In a distributed setup, ACID properties (Atomicity, Consistency, Isolation, Durability) are harder to guarantee across nodes. Understanding the implications for your ERD is crucial.

  • Eventual Consistency: Accept that data may be temporarily inconsistent across replicas. Design your application to handle this state gracefully.
  • Idempotency: Ensure that operations can be retried without side effects. This is vital for network failures where a write might succeed but the acknowledgment is lost.
  • Conflict Resolution: Define how to handle simultaneous updates to the same record. Timestamps or vector clocks can help determine the latest version.

By embedding these considerations into your Entity Relationship Diagram, you create a system that is not only functional today but robust enough for tomorrow. The cost of changing a schema in production is exponentially higher than designing it correctly initially.

🔍 Summary of Best Practices

To recap, successful scaling relies on a disciplined approach to data modeling.
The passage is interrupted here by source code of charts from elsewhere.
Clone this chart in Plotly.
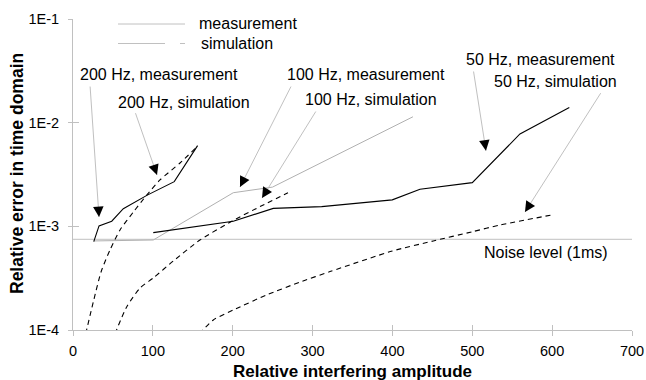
import math
import plotly.graph_objects as go

# ---------------- data ----------------
x_ticks = [0, 100, 200, 300, 400, 500, 600, 700]
y_ticks = [1e-4, 1e-3, 1e-2, 1e-1]
y_ticktext = ["1E-4", "1E-3", "1E-2", "1E-1"]

meas200_x = [26, 32.6, 48.5, 63, 93, 126.8, 156]
meas200_y = [7.11e-4, 1.01e-3, 1.12e-3, 1.48e-3, 2.0e-3, 2.70e-3, 6.0e-3]

meas100_x = [26, 100.5, 200.7, 249.8, 425.7]
meas100_y = [7.23e-4, 7.38e-4, 2.11e-3, 2.39e-3, 1.14e-2]

meas50_x = [100.5, 200.7, 250.8, 311.4, 399.8, 434.5, 500, 559.7, 621.5]
meas50_y = [8.69e-4, 1.12e-3, 1.49e-3, 1.55e-3, 1.80e-3, 2.28e-3, 2.64e-3, 7.78e-3, 1.40e-2]

sim200_x = [15.9, 25.4, 35.1, 46.3, 58.9, 75.5, 92.3, 108.9, 134, 154.9]
sim200_y = [9.2e-5, 1.86e-4, 3.63e-4, 5.92e-4, 9.23e-4, 1.37e-3, 2.0e-3, 2.8e-3, 4.08e-3, 5.82e-3]

sim100_x = [52.6, 67.2, 83.9, 100.6, 125.6, 159, 200.7, 234.2, 269.2]
sim100_y = [9.2e-5, 1.67e-4, 2.54e-4, 3.18e-4, 4.63e-4, 7.38e-4, 1.14e-3, 1.55e-3, 2.11e-3]

sim50_x = [158.2, 175.7, 200.7, 242.5, 284.2, 321.8, 399.8, 451.2, 500, 534.7, 600.2]
sim50_y = [9.2e-5, 1.25e-4, 1.56e-4, 2.18e-4, 2.9e-4, 3.66e-4, 5.78e-4, 7.23e-4, 8.87e-4, 1.03e-3, 1.29e-3]

noise_x = [0, 700]
noise_y = [7.5e-4, 7.5e-4]

# annotation labels: (text, x, log10 y of text centre, tail x, tail log y, tip x, tip log y)
labels = [
    ("200 Hz, measurement", 107.7, -1.540, 21.3, -1.637, 32.6, -2.910),
    ("200 Hz, simulation", 139.0, -1.807, 77.6, -1.894, 105.2, -2.505),
    ("100 Hz, measurement", 366.9, -1.540, 273.9, -1.637, 209.1, -2.621),
    ("100 Hz, simulation", 373.2, -1.781, 305.2, -1.878, 236.7, -2.727),
    ("50 Hz, measurement", 585.2, -1.395, 501.3, -1.492, 517.1, -2.270),
    ("50 Hz, simulation", 604.2, -1.605, 662.0, -1.701, 566.0, -2.862),
]

# ---------------- figure ----------------
W, H = 646, 380
ML, MR, MT, MB = 73, 14, 19, 50
PW, PH = W - ML - MR, H - MT - MB
SX = PW / 700.0
SY = PH / 3.0

BLACK = "#000000"
GRAY = "#c0c0c0"
MGRAY = "#b0b0b0"
FONT = "Liberation Sans, Arial, sans-serif"

fig = go.Figure()

fig.add_trace(go.Scatter(x=noise_x, y=noise_y, mode="lines",
                         line=dict(color=GRAY, width=1), hoverinfo="skip"))
fig.add_trace(go.Scatter(x=meas100_x, y=meas100_y, mode="lines",
                         line=dict(color=MGRAY, width=1), hoverinfo="skip"))
for xs, ys in [(sim200_x, sim200_y), (sim100_x, sim100_y), (sim50_x, sim50_y)]:
    fig.add_trace(go.Scatter(x=xs, y=ys, mode="lines",
                             line=dict(color=BLACK, width=1.1, dash="5px,4px", shape="spline", smoothing=0.6),
                             hoverinfo="skip"))
for xs, ys in [(meas200_x, meas200_y), (meas50_x, meas50_y)]:
    fig.add_trace(go.Scatter(x=xs, y=ys, mode="lines",
                             line=dict(color=BLACK, width=1.1), hoverinfo="skip"))

# dummy trace on overlay axes to draw inside tick halves
fig.add_trace(go.Scatter(x=[None], y=[None], xaxis="x2", yaxis="y2", showlegend=False, hoverinfo="skip"))

annotations = []
for text, lx, ly, tx, ty, hx, hy in labels:
    annotations.append(dict(text=text, x=lx, y=ly, xref="x", yref="y", showarrow=False,
                            font=dict(size=16, color="black", family=FONT), xanchor="center", yanchor="middle"))
    # gray leader line
    annotations.append(dict(text="", x=hx, y=hy, xref="x", yref="y", ax=tx, ay=ty, axref="x", ayref="y",
                            showarrow=True, arrowhead=0, arrowwidth=1, arrowcolor=GRAY))
    # black arrowhead
    dxp = (hx - tx) * SX
    dyp = (ty - hy) * SY
    ln = math.hypot(dxp, dyp)
    ux, uy = dxp / ln, dyp / ln
    L = 11
    annotations.append(dict(text="", x=hx, y=hy, xref="x", yref="y", ax=-ux * L, ay=-uy * L,
                            showarrow=True, arrowhead=2, arrowsize=2.1, arrowwidth=1, arrowcolor=BLACK))

annotations.append(dict(text="Noise level (1ms)", x=591.9, y=-3.254, xref="x", yref="y", showarrow=False,
                        font=dict(size=16, color="black", family=FONT)))

# legend (drawn manually)
def px2paper_x(px):
    return (px - ML) / PW

def py2paper_y(py):
    return 1 - (py - MT) / PH

shapes = [
    dict(type="line", xref="paper", yref="paper", x0=px2paper_x(118), x1=px2paper_x(185),
         y0=py2paper_y(24), y1=py2paper_y(24), line=dict(color=GRAY, width=1)),
    dict(type="line", xref="paper", yref="paper", x0=px2paper_x(118), x1=px2paper_x(185),
         y0=py2paper_y(43.5), y1=py2paper_y(43.5), line=dict(color=GRAY, width=1, dash="47px,15px")),
]
annotations.append(dict(text="measurement", x=px2paper_x(197), y=py2paper_y(24), xref="paper", yref="paper",
                        showarrow=False, xanchor="left", yanchor="middle",
                        font=dict(size=16, color="black", family=FONT)))
annotations.append(dict(text="simulation", x=px2paper_x(199), y=py2paper_y(44), xref="paper", yref="paper",
                        showarrow=False, xanchor="left", yanchor="middle",
                        font=dict(size=16, color="black", family=FONT)))

# axis titles
annotations.append(dict(text="<b>Relative error in time domain</b>", x=px2paper_x(17), y=py2paper_y(174),
                        xref="paper", yref="paper", showarrow=False, textangle=-90,
                        xanchor="center", yanchor="middle",
                        font=dict(size=17.5, color="black", family=FONT)))
annotations.append(dict(text="<b>Relative interfering amplitude</b>", x=px2paper_x(352), y=py2paper_y(371),
                        xref="paper", yref="paper", showarrow=False, borderpad=0,
                        xanchor="center", yanchor="middle",
                        font=dict(size=17, color="black", family=FONT)))

fig.update_layout(
    width=W, height=H, autosize=False,
    margin=dict(l=ML, r=MR, t=MT, b=MB, pad=0, autoexpand=False),
    plot_bgcolor="white", paper_bgcolor="white",
    showlegend=False,
    font=dict(family=FONT, size=14, color="black"),
    xaxis=dict(range=[0, 700], tickvals=x_ticks, showline=True, linecolor=GRAY, linewidth=1,
               ticks="outside", ticklen=5, tickcolor=GRAY, tickwidth=1, showgrid=False, zeroline=False,
               tickfont=dict(size=14.5, color="black"), ticklabelstandoff=3, automargin=False),
    yaxis=dict(type="log", range=[-4, -1], tickvals=y_ticks, ticktext=y_ticktext, showline=True,
               linecolor=GRAY, linewidth=1, ticks="outside", ticklen=4, tickcolor=GRAY, tickwidth=1,
               showgrid=False, zeroline=False, tickfont=dict(size=14.5, color="black"),
               ticklabelstandoff=6, automargin=False),
    xaxis2=dict(range=[0, 700], tickvals=x_ticks, overlaying="x", anchor="y2", side="bottom",
                ticks="inside", ticklen=5, tickcolor=GRAY, showticklabels=False, showline=False,
                showgrid=False, zeroline=False, automargin=False),
    yaxis2=dict(type="log", range=[-4, -1], tickvals=y_ticks, overlaying="y", anchor="x2", side="left",
                ticks="inside", ticklen=6, tickcolor=GRAY, showticklabels=False, showline=False,
                showgrid=False, zeroline=False, automargin=False),
    annotations=annotations,
    shapes=shapes,
)

fig.write_html("out.html", config={"displayModeBar": False, "responsive": False},
               post_script="document.body.style.margin='0';document.body.style.padding='0';"
                           "document.body.style.overflow='hidden';"
                           "document.documentElement.style.overflow='hidden';")
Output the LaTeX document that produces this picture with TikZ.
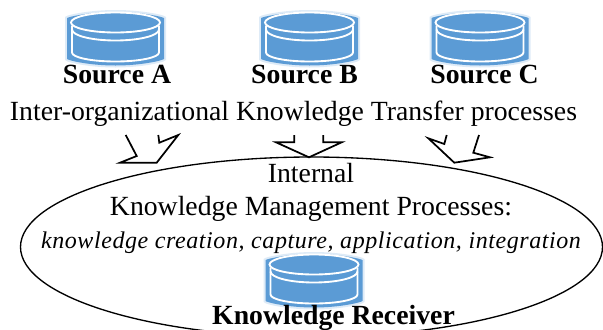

Focus on clear definitions, appropriate normalization, and strategic indexing. Avoid shortcuts that compromise data integrity. Regularly review your diagrams as the system evolves. A static ERD is a liability; a living model is an asset.

Invest the time in the design phase. It will pay dividends in reduced maintenance costs and higher system reliability. Your users will never see the diagram, but they will feel the performance of the system it supports.